_Task requirements_. Write out the opening lines of the data word for word, up to and including the line with "plt.rcParams['font.family'] = ['Liberation", and leave every picture and every later line out.

"""

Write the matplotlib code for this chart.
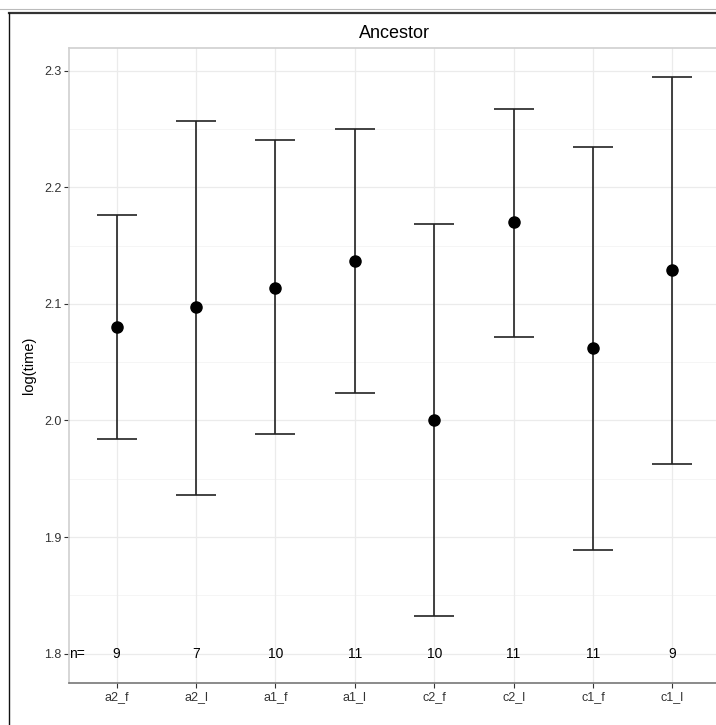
import matplotlib
matplotlib.use("Agg")
import matplotlib.pyplot as plt
from matplotlib.lines import Line2D
import numpy as np

plt.rcParams['font.family'] = ['Liberation Sans', 'DejaVu Sans']

categories = ["a2_f", "a2_l", "a1_f", "a1_l", "c2_f", "c2_l", "c1_f", "c1_l"]
means = [2.080, 2.097, 2.114, 2.137, 2.000, 2.170, 2.062, 2.129]
lower = [1.984, 1.936, 1.988, 2.024, 1.832, 2.072, 1.889, 1.963]
upper = [2.176, 2.257, 2.241, 2.250, 2.169, 2.267, 2.235, 2.295]
counts = [9, 7, 10, 11, 10, 11, 11, 9]
yticks = [1.8, 1.9, 2.0, 2.1, 2.2, 2.3]
yminor = [1.85, 1.95, 2.05, 2.15, 2.25]

W, H = 716, 725
fig = plt.figure(figsize=(W / 100, H / 100), dpi=100)

# outer frame of the screenshot
fig.add_artist(Line2D([0, 1], [1 - 9 / H, 1 - 9 / H], color='#bbbbbb', lw=0.8, transform=fig.transFigure))
fig.add_artist(Line2D([9 / W, 1], [1 - 12.5 / H, 1 - 12.5 / H], color='#333333', lw=1.6, transform=fig.transFigure))
fig.add_artist(Line2D([9 / W, 9 / W], [0, 1 - 12.5 / H], color='#111111', lw=1.0, transform=fig.transFigure))

left, right, top, bottom = 69, 720, 48, 683
ax = fig.add_axes([left / W, 1 - bottom / H, (right - left) / W, (bottom - top) / H])

x = np.arange(1, len(categories) + 1)
ax.set_xlim(0.4, len(categories) + 0.6)
ax.set_ylim(1.7747, 2.3197)

# grid
for yv in yticks:
    ax.axhline(yv, color='#ebebeb', lw=0.9, zorder=0)
for yv in yminor:
    ax.axhline(yv, color='#f5f5f5', lw=0.7, zorder=0)
for xv in x:
    ax.axvline(xv, color='#ebebeb', lw=0.9, zorder=0)

ax.errorbar(x, means, yerr=[np.array(means) - np.array(lower), np.array(upper) - np.array(means)],
            fmt='none', ecolor='#222222', elinewidth=1.2, capsize=14.4, capthick=1.2, zorder=2)
ax.plot(x, means, 'o', color='black', markersize=8, zorder=3)

# n= annotations
ax.text(0.5, 1.8, "n=", ha='center', va='center', fontsize=10, color='black')
for xi, c in zip(x, counts):
    ax.text(xi, 1.8, str(c), ha='center', va='center', fontsize=10, color='black')

ax.set_xticks(x)
ax.set_xticklabels(categories)
ax.set_yticks(yticks)
ax.set_yticklabels([f"{v:.1f}" for v in yticks])
ax.tick_params(axis='both', length=3.5, width=0.8, color='#333333', labelsize=9,
               labelcolor='#333333', pad=2)

for s in ['top', 'left']:
    ax.spines[s].set_color('#d0d0d0')
    ax.spines[s].set_linewidth(1.2)
ax.spines['bottom'].set_color('#777777')
ax.spines['bottom'].set_linewidth(1.2)
ax.spines['right'].set_visible(False)

ax.set_ylabel("log(time)", fontsize=10.5, color='black', labelpad=6)
ax.set_title("Ancestor", fontsize=13, color='black', pad=7)

fig.savefig("out.png", dpi=100)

"""

_Exercise response_.
Write the matplotlib code for this chart.
import matplotlib
matplotlib.use("Agg")
import matplotlib.pyplot as plt
from matplotlib.lines import Line2D
import numpy as np

plt.rcParams['font.family'] = ['Liberation Sans', 'DejaVu Sans']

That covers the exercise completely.